For counter-point to our under-whelming and over-acting hero, we are treated to the spectacular physical endowments of Irish McCalla, whose performance does not resemble thespian-ism in even the most theoretical sense.
The most likable of our 3 heroes is comic-relief Sammy, played ably by Victor Sen Young, a veteran of many B-films and a former screen son of Charlie Chan. Shortly after this film, Young took the role of Hop Sing in Bonanza, playing a very distasteful stereotype...Young fares better in this film, as there is only one obligatory Chinese joke...the rest being non-denominational wise-cracks and general goofiness. He is a an early version of the Hipster Doofus...alongside Maynard G Krebs and Jughead Jones, paving the way for Cosmo Kramer.
The Mad Nazi Scientist Commandant is fun to watch...very evil, very nuts, very lecherous...and the actor appears to have been drunk during most of the filming...good stuff all around.
There's some fun cheap monster make-up, and for good measure it's worn by a bunch of burlesque dancers wearing grass skirts and bikini tops. Got to love that. The burlesque dancers are billed in the credits as the Diane Nellis dancers, and most of them thankfully are not wearing the monster make-up, so we see their lovely faces as well as their lovely bodies.

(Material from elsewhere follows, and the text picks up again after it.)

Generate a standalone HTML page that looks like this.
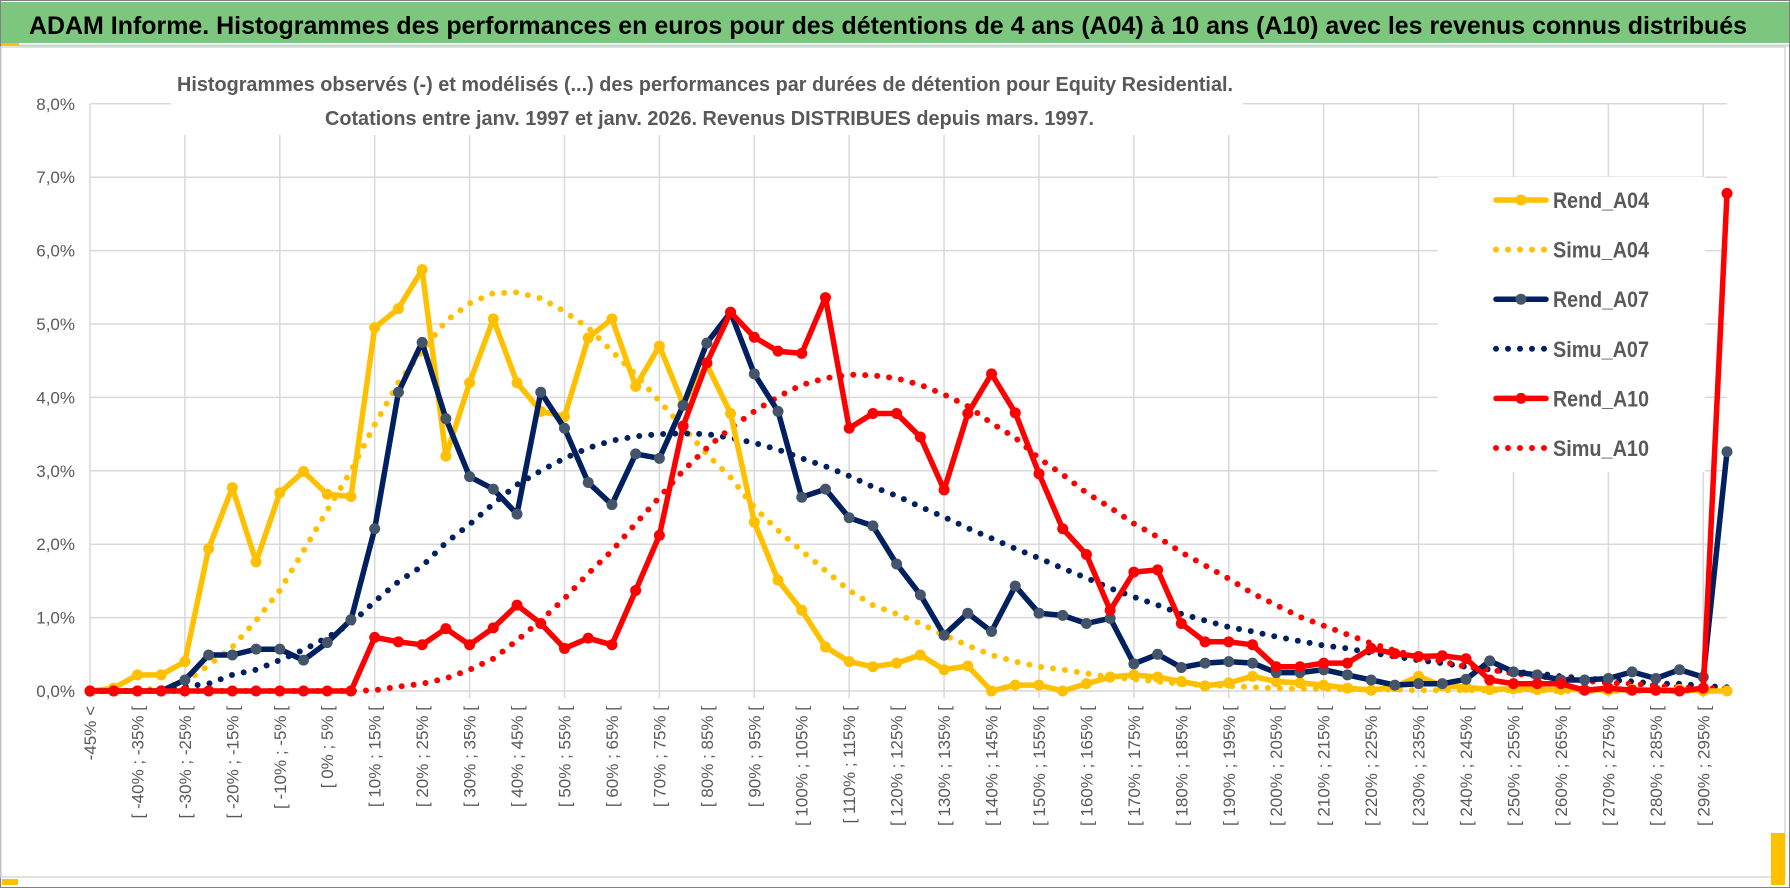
<!DOCTYPE html>
<html><head><meta charset="utf-8"><style>
html,body{margin:0;padding:0;background:#fff;}
svg{display:block;font-family:"Liberation Sans",sans-serif;}
</style></head><body>
<svg id="chart" width="1790" height="888" viewBox="0 0 1790 888" xmlns="http://www.w3.org/2000/svg">
<rect x="0.5" y="0.5" width="1789" height="887" fill="#fff" stroke="#7f7f7f"/>
<rect x="1" y="2" width="1788" height="41" fill="#7dc67e"/>
<rect x="1" y="43" width="18" height="3" fill="#ffc000"/>
<line x1="19" y1="45.5" x2="1789" y2="45.5" stroke="#d0d0d0" stroke-width="2"/>
<text x="29" y="34" font-size="25" font-weight="bold" fill="#000" textLength="1718" lengthAdjust="spacingAndGlyphs">ADAM Informe. Histogrammes des performances en euros pour des détentions de 4 ans (A04) à 10 ans (A10) avec les revenus connus distribués</text>
<rect x="1" y="47" width="1784" height="830" fill="none" stroke="#d9d9d9" stroke-width="1.5"/>
<rect x="1771" y="833" width="14" height="52" fill="#ffc000"/>
<rect x="2" y="879" width="16" height="6" fill="#ffc000"/>
<g id="grid"></g>
<g id="series"></g>
<rect x="171" y="58" width="1072" height="77" fill="#fff"/>
<text x="177" y="91" font-size="20" font-weight="bold" fill="#595959" textLength="1056" lengthAdjust="spacingAndGlyphs">Histogrammes observés (-) et modélisés (...) des performances par durées de détention pour Equity Residential.</text>
<text x="325" y="125" font-size="20" font-weight="bold" fill="#595959" textLength="769" lengthAdjust="spacingAndGlyphs">Cotations entre janv. 1997 et janv. 2026. Revenus DISTRIBUES depuis mars. 1997.</text>
<g id="axes"></g>
<g id="legend"></g>
</svg>
<script>
const categories = (function(){const a=["-45% <"];for(let k=1;k<=68;k++){a.push("[ "+(-50+5*k)+"% ; "+(-45+5*k)+"% [");}a.push("[ 295% ; 300% [");return a;})();
const yTicks = [0,1,2,3,4,5,6,7,8];
const yTickLabels = ["0,0%","1,0%","2,0%","3,0%","4,0%","5,0%","6,0%","7,0%","8,0%"];
const rendA04 = [0,0.04,0.22,0.22,0.40,1.94,2.77,1.76,2.70,2.99,2.68,2.65,4.95,5.21,5.74,3.20,4.20,5.07,4.20,3.81,3.74,4.81,5.07,4.15,4.70,3.91,4.45,3.78,2.30,1.51,1.10,0.60,0.40,0.33,0.38,0.49,0.29,0.34,0.0,0.08,0.08,0.0,0.10,0.19,0.22,0.19,0.13,0.07,0.11,0.20,0.13,0.11,0.08,0.04,0.01,0.06,0.20,0.07,0.05,0.02,0.03,0.02,0.02,0.02,0.01,0.02,0.01,0.02,0.0,0.0];
const simuA04 = [0,0,0.01,0.04,0.12,0.35,0.60,0.96,1.37,1.91,2.46,3.00,3.63,4.20,4.63,5.04,5.28,5.42,5.43,5.35,5.17,4.95,4.63,4.31,3.95,3.59,3.23,2.91,2.50,2.19,1.91,1.64,1.37,1.17,1.05,0.92,0.76,0.62,0.49,0.40,0.33,0.29,0.24,0.19,0.16,0.13,0.10,0.08,0.07,0.05,0.04,0.03,0.03,0.02,0.02,0.02,0.01,0.01,0.01,0.01,0.01,0.01,0,0,0,0,0,0,0,0];
const rendA07 = [0,0,0,0,0.15,0.49,0.49,0.57,0.57,0.42,0.66,0.97,2.21,4.07,4.75,3.71,2.92,2.75,2.41,4.07,3.58,2.84,2.54,3.23,3.17,3.89,4.74,5.16,4.32,3.81,2.64,2.75,2.36,2.25,1.73,1.31,0.76,1.06,0.81,1.43,1.06,1.03,0.92,0.99,0.37,0.50,0.32,0.38,0.40,0.38,0.25,0.25,0.29,0.22,0.15,0.08,0.10,0.10,0.16,0.41,0.26,0.22,0.15,0.15,0.17,0.26,0.17,0.29,0.19,3.26];
const simuA07 = [0,0,0,0.01,0.06,0.10,0.22,0.29,0.42,0.56,0.73,0.92,1.22,1.49,1.70,2.02,2.27,2.55,2.81,3.00,3.17,3.31,3.41,3.47,3.50,3.51,3.50,3.45,3.38,3.29,3.17,3.06,2.93,2.78,2.66,2.51,2.37,2.22,2.08,1.94,1.81,1.67,1.54,1.40,1.28,1.17,1.05,0.96,0.87,0.81,0.74,0.68,0.62,0.58,0.52,0.47,0.42,0.38,0.33,0.29,0.26,0.24,0.20,0.17,0.15,0.13,0.10,0.10,0.07,0.05];
const rendA10 = [0,0,0,0,0,0,0,0,0,0,0,0,0.73,0.67,0.63,0.85,0.63,0.86,1.17,0.92,0.58,0.72,0.63,1.37,2.12,3.61,4.47,5.16,4.82,4.63,4.60,5.36,3.58,3.78,3.78,3.46,2.74,3.78,4.32,3.79,2.96,2.21,1.86,1.10,1.62,1.65,0.92,0.67,0.67,0.63,0.33,0.33,0.38,0.38,0.58,0.51,0.47,0.48,0.44,0.15,0.10,0.10,0.10,0.01,0.04,0.01,0.01,0.0,0.04,6.78];
const simuA10 = [0,0,0,0,0,0,0,0,0,0,0,0,0.01,0.06,0.10,0.17,0.29,0.44,0.69,0.96,1.26,1.60,1.91,2.28,2.64,3.00,3.31,3.58,3.81,4.01,4.17,4.26,4.31,4.30,4.26,4.17,4.04,3.88,3.65,3.45,3.17,2.95,2.70,2.50,2.28,2.10,1.89,1.71,1.53,1.33,1.17,1.01,0.89,0.77,0.65,0.55,0.47,0.40,0.33,0.29,0.24,0.20,0.17,0.14,0.11,0.10,0.07,0.05,0.04,0.03];
const seriesNames = ["Rend_A04","Simu_A04","Rend_A07","Simu_A07","Rend_A10","Simu_A10"];

const NS="http://www.w3.org/2000/svg";
const X0=90, X1=1727, Y0=691, PPU=73.4;
function xPos(i){return X0+i*(X1-X0)/(categories.length-1);}
function yPos(v){return Y0-v*PPU;}
function mk(tag,attrs,parent){const e=document.createElementNS(NS,tag);for(const k in attrs)e.setAttribute(k,attrs[k]);parent.appendChild(e);return e;}

const grid=document.getElementById('grid');
yTicks.forEach(function(t){
  const l=mk('line',{x1:X0,x2:X1,y1:yPos(t),y2:yPos(t),stroke:'#d9d9d9','stroke-width':1.5},grid);
  
  
});
for(let i=0;i<categories.length;i+=4){
  const l=mk('line',{x1:xPos(i),x2:xPos(i),y1:yPos(8),y2:Y0+7,stroke:'#d9d9d9','stroke-width':1.5},grid);
  
  
}
const axes=document.getElementById('axes');
yTicks.forEach(function(t,k){
  const tx=mk('text',{x:75,y:yPos(t)+6,'text-anchor':'end','font-size':17,fill:'#595959'},axes);
  tx.textContent=yTickLabels[k];
  
  
});
for(let i=0;i<categories.length;i+=2){
  const x=xPos(i)+6, y=706;
  const tx=mk('text',{x:x,y:y,'text-anchor':'end','font-size':17,fill:'#595959',transform:'rotate(-90 '+x+' '+y+')'},axes);
  tx.textContent=categories[i];
  
  
}

const sg=document.getElementById('series');
function pathD(vals){return vals.map(function(v,i){return (i?'L':'M')+xPos(i).toFixed(1)+' '+yPos(v).toFixed(1);}).join(' ');}
function dotted(vals,color,name){
  const p=mk('path',{d:pathD(vals),fill:'none',stroke:color,'stroke-width':6,'stroke-linecap':'round','stroke-dasharray':'0 12'},sg);
  
  
}
function solid(vals,color,mcolor,name){
  const p=mk('path',{d:pathD(vals),fill:'none',stroke:color,'stroke-width':5.5,'stroke-linejoin':'round'},sg);
  
  
  vals.forEach(function(v,i){
    const c=mk('circle',{cx:xPos(i),cy:yPos(v),r:5.5,fill:mcolor},sg);
    
    
  });
}
dotted(simuA04,'#ffc000','simu-a04-line');
dotted(simuA07,'#002060','simu-a07-line');
dotted(simuA10,'#ff0000','simu-a10-line');
solid(rendA04,'#ffc000','#ffc000','rend-a04-line');
solid(rendA07,'#002060','#44546a','rend-a07-line');
solid(rendA10,'#ff0000','#ff0000','rend-a10-line');

const lg=document.getElementById('legend');
const bg=mk('rect',{x:1438,y:177,width:267,height:295,fill:'#fff'},lg);


const lcol=['#ffc000','#ffc000','#002060','#002060','#ff0000','#ff0000'];
const lmk=['#ffc000',null,'#44546a',null,'#ff0000',null];
seriesNames.forEach(function(n,k){
  const y=200+k*49.6;
  if(k%2===0){
    const l=mk('line',{x1:1496,x2:1546,y1:y,y2:y,stroke:lcol[k],'stroke-width':5.5,'stroke-linecap':'round'},lg);
    
    
    const c=mk('circle',{cx:1521,cy:y,r:5.5,fill:lmk[k]},lg);
    
    
  } else {
    const l=mk('line',{x1:1496,x2:1546,y1:y,y2:y,stroke:lcol[k],'stroke-width':6,'stroke-linecap':'round','stroke-dasharray':'0 12'},lg);
    
    
  }
  const t=mk('text',{x:1553,y:y+8,'font-size':22,'font-weight':'bold',fill:'#595959',textLength:96,lengthAdjust:'spacingAndGlyphs'},lg);
  t.textContent=n;
  
  
});
</script>
</body></html>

Now here's a couple questions for the scholars: Who were the Diane Nellis Dancers and what became of them? Who was Diane Nellis and what became of her? They probably had interesting lives, all of them.

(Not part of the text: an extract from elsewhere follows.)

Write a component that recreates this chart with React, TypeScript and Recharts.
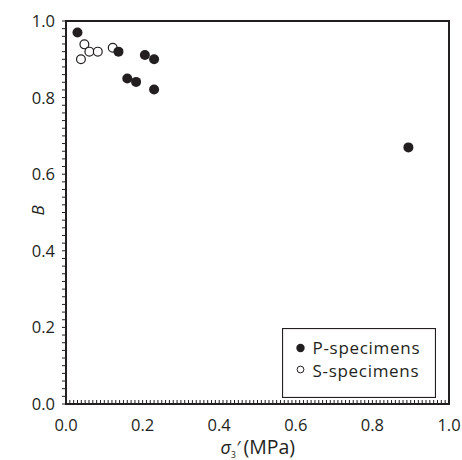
import React from 'react';
import { ScatterChart, Scatter, XAxis, YAxis, ReferenceArea, Legend, Label } from 'recharts';

const pSpecimenX = [0.03, 0.137, 0.16, 0.183, 0.206, 0.23, 0.23, 0.894];
const pSpecimenY = [0.97, 0.92, 0.85, 0.841, 0.911, 0.9, 0.821, 0.67];
const sSpecimenX = [0.039, 0.048, 0.061, 0.083, 0.122];
const sSpecimenY = [0.9, 0.939, 0.92, 0.92, 0.93];

const majorTickLabels = ['0.0', '0.2', '0.4', '0.6', '0.8', '1.0'];
const seriesNames = ['P-specimens', 'S-specimens'];

const xMinorTicks: number[] = [];
for (let i = 0; i <= 100; i++) xMinorTicks.push(i / 100);
const yMinorTicks: number[] = [];
for (let i = 0; i <= 50; i++) yMinorTicks.push(i / 50);

const pData = pSpecimenX.map((x, i) => ({ x, y: pSpecimenY[i] }));
const sData = sSpecimenX.map((x, i) => ({ x, y: sSpecimenY[i] }));

const INK = '#231f20';
const FONT = '"Open Sans", "Noto Sans", sans-serif';

const majorIndex = (v: number) => {
  const k = v * 5;
  return Math.abs(k - Math.round(k)) < 1e-6 ? Math.round(k) : -1;
};

const XTick = (props: any) => {
  const { x, y, payload } = props;
  const mi = majorIndex(payload.value);
  return (
    <g>
      <line x1={x} x2={x} y1={y} y2={y - 4} stroke={INK} strokeWidth={1} />
      {mi >= 0 && (
        <text x={x} y={y + 27} textAnchor="middle" fontSize={16.5} fill={INK} fontFamily={FONT}>
          {majorTickLabels[mi]}
        </text>
      )}
    </g>
  );
};

const YTick = (props: any) => {
  const { x, y, payload } = props;
  const mi = majorIndex(payload.value);
  return (
    <g>
      <line x1={x} x2={x - 4} y1={y} y2={y} stroke={INK} strokeWidth={1} />
      {mi >= 0 && (
        <text x={x - 11} y={y + 6} textAnchor="end" fontSize={16.5} fill={INK} fontFamily={FONT}>
          {majorTickLabels[mi]}
        </text>
      )}
    </g>
  );
};

const FilledDot = (props: any) => <circle cx={props.cx} cy={props.cy} r={5} fill={INK} />;
const OpenDot = (props: any) => (
  <circle cx={props.cx} cy={props.cy} r={4.4} fill="#ffffff" stroke={INK} strokeWidth={1.2} />
);

const LegendBox = () => (
  <svg width={154} height={70}>
    <rect x={0.5} y={0.5} width={153} height={69} fill="#ffffff" stroke={INK} strokeWidth={1.2} />
    <circle cx={18.5} cy={20} r={4.2} fill={INK} />
    <text x={30.5} y={25.5} fontSize={17} letterSpacing={0.7} fill={INK} fontFamily={FONT}>{seriesNames[0]}</text>
    <circle cx={18.5} cy={41.5} r={3.4} fill="#ffffff" stroke={INK} strokeWidth={1} />
    <text x={30.5} y={49} fontSize={17} letterSpacing={0.7} fill={INK} fontFamily={FONT}>{seriesNames[1]}</text>
  </svg>
);

const XTitle = (props: any) => {
  const vb = props.viewBox || { x: 66, y: 404, width: 383, height: 40 };
  const left = vb.x + vb.width / 2 - 37;
  const by = vb.y + 50;
  return (
    <g fill={INK} fontFamily={FONT}>
      <text x={left} y={by} fontSize={18} fontStyle="italic">σ</text>
      <text x={left + 10.5} y={by + 4} fontSize={8.5}>3</text>
      <text x={left + 16} y={by} fontSize={18}>′</text>
      <text x={left + 23} y={by} fontSize={19.5}>(MPa)</text>
    </g>
  );
};

const YTitle = (props: any) => {
  const vb = props.viewBox || { x: 16, y: 21, width: 50, height: 383 };
  const cy = vb.y + vb.height / 2 - 2;
  const cx = 44;
  return (
    <text x={cx} y={cy} transform={`rotate(-90 ${cx} ${cy})`} textAnchor="middle" fontSize={17} fontStyle="italic" fill={INK} fontFamily={FONT}>
      B
    </text>
  );
};

export default function App() {
  return (
    <div style={{ position: 'absolute', left: 0, top: 0, width: 462, height: 460, background: '#fff' }}>
      <ScatterChart width={462} height={460} margin={{ top: 21, right: 13, bottom: 16, left: 16 }}>
        <XAxis
          type="number"
          dataKey="x"
          domain={[0, 1]}
          ticks={xMinorTicks}
          interval={0}
          tickSize={0}
          tickMargin={0}
          tickLine={false}
          tick={<XTick />}
          axisLine={{ stroke: INK, strokeWidth: 2 }}
          height={40}
          allowDataOverflow
        >
          <Label content={<XTitle />} />
        </XAxis>
        <YAxis
          type="number"
          dataKey="y"
          domain={[0, 1]}
          ticks={yMinorTicks}
          interval={0}
          tickSize={0}
          tickMargin={0}
          tickLine={false}
          tick={<YTick />}
          axisLine={{ stroke: INK, strokeWidth: 2 }}
          width={50}
          allowDataOverflow
        >
          <Label content={<YTitle />} />
        </YAxis>
        <ReferenceArea x1={0} x2={1} y1={0} y2={1} fill="none" fillOpacity={0} stroke={INK} strokeWidth={2} />
        <Scatter name={seriesNames[1]} data={sData} shape={<OpenDot />} isAnimationActive={false} />
        <Scatter name={seriesNames[0]} data={pData} shape={<FilledDot />} isAnimationActive={false} />
        <Legend
          layout="horizontal"
          verticalAlign="middle"
          align="center"
          content={<LegendBox />}
          wrapperStyle={{ position: 'absolute', left: 282, top: 328, width: 154, height: 70 }}
        />
      </ScatterChart>
    </div>
  );
}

The dancers play some kind of strange pale-skinned primitive women, and they perform a sleazy nightclub type 'jungle dance.' This dance lasts for several minutes and is the highlight of the film...this type of cheesecake stuff is incredibly tame compared to what our 12-year-old children can watch on MTV. The dance is a good thing because pretty girls in bikini tops and grass skirts will always be needed by our world.

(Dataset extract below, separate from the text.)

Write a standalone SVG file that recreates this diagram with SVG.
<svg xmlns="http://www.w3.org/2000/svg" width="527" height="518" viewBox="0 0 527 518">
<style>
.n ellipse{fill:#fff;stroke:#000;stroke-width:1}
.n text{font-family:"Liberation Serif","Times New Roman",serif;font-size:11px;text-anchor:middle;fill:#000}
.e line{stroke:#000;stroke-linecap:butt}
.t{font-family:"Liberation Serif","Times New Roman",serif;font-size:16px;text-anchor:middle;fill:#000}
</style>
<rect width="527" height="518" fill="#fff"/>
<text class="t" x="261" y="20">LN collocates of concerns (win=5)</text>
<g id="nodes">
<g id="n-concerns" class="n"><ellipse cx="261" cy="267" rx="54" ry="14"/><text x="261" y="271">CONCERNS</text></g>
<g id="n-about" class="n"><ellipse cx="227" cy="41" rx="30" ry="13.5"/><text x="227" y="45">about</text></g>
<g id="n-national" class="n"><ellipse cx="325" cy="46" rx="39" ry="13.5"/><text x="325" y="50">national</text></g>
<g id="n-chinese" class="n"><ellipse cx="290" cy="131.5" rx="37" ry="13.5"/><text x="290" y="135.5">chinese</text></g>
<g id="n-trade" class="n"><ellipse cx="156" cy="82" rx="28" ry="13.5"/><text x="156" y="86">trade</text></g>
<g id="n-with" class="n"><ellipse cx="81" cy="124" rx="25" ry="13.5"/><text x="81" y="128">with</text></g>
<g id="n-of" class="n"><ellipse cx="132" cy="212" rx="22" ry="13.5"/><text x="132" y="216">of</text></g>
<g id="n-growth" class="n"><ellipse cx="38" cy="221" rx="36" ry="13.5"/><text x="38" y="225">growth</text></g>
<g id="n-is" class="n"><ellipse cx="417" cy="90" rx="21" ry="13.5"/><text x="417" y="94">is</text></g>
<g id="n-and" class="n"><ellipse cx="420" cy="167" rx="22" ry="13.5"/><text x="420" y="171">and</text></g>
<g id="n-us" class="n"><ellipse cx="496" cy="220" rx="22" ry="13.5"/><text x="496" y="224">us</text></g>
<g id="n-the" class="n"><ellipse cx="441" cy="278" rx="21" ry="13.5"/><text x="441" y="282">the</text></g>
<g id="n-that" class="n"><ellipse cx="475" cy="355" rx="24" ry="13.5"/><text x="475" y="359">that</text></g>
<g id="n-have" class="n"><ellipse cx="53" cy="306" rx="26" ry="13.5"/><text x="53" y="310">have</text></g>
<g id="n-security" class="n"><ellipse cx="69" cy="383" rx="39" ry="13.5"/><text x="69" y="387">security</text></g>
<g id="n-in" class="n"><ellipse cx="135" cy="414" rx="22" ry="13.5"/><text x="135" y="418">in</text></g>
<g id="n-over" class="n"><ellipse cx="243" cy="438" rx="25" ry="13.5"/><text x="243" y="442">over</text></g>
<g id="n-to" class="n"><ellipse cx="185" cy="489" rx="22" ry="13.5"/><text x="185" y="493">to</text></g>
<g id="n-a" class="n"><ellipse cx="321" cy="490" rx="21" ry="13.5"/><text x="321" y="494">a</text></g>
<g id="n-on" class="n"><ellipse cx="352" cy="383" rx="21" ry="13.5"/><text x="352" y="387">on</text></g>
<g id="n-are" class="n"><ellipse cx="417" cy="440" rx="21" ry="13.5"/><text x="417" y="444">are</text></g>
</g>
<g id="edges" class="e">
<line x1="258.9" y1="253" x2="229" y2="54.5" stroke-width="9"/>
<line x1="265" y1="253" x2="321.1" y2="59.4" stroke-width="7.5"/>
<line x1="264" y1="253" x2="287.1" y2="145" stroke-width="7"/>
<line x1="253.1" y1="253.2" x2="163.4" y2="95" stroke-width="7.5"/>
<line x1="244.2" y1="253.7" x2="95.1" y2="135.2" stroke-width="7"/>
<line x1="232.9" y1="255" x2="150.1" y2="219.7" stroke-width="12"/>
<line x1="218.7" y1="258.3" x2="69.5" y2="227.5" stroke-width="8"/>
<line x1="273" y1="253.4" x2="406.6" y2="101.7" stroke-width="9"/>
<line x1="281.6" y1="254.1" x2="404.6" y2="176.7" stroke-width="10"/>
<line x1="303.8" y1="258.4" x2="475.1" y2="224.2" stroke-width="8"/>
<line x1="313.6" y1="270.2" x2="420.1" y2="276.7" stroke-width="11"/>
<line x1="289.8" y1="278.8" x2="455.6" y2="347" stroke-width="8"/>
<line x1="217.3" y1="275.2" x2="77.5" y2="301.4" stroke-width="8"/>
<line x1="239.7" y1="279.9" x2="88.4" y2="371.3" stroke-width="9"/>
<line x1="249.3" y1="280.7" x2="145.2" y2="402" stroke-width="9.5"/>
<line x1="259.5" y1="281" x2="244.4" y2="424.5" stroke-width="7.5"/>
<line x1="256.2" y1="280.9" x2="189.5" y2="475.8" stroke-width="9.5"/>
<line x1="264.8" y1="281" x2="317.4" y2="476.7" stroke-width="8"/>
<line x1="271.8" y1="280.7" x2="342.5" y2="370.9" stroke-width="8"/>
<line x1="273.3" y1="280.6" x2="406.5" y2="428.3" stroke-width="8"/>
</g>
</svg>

I have seen plenty of schlock-horror films from this era, and this is the only one I know of that contains an actual cheese-cake burlesque club type dance. It is this innovation to the genre, plus Irish McCalla's endowments and her very brief semi-striptease (a tease striptease, if you will) that she performs early in the pic, that distinguish this film. For surely the infusion of burlesque elements into this epic foreshadows the nudie-horror films that came in the 1960's.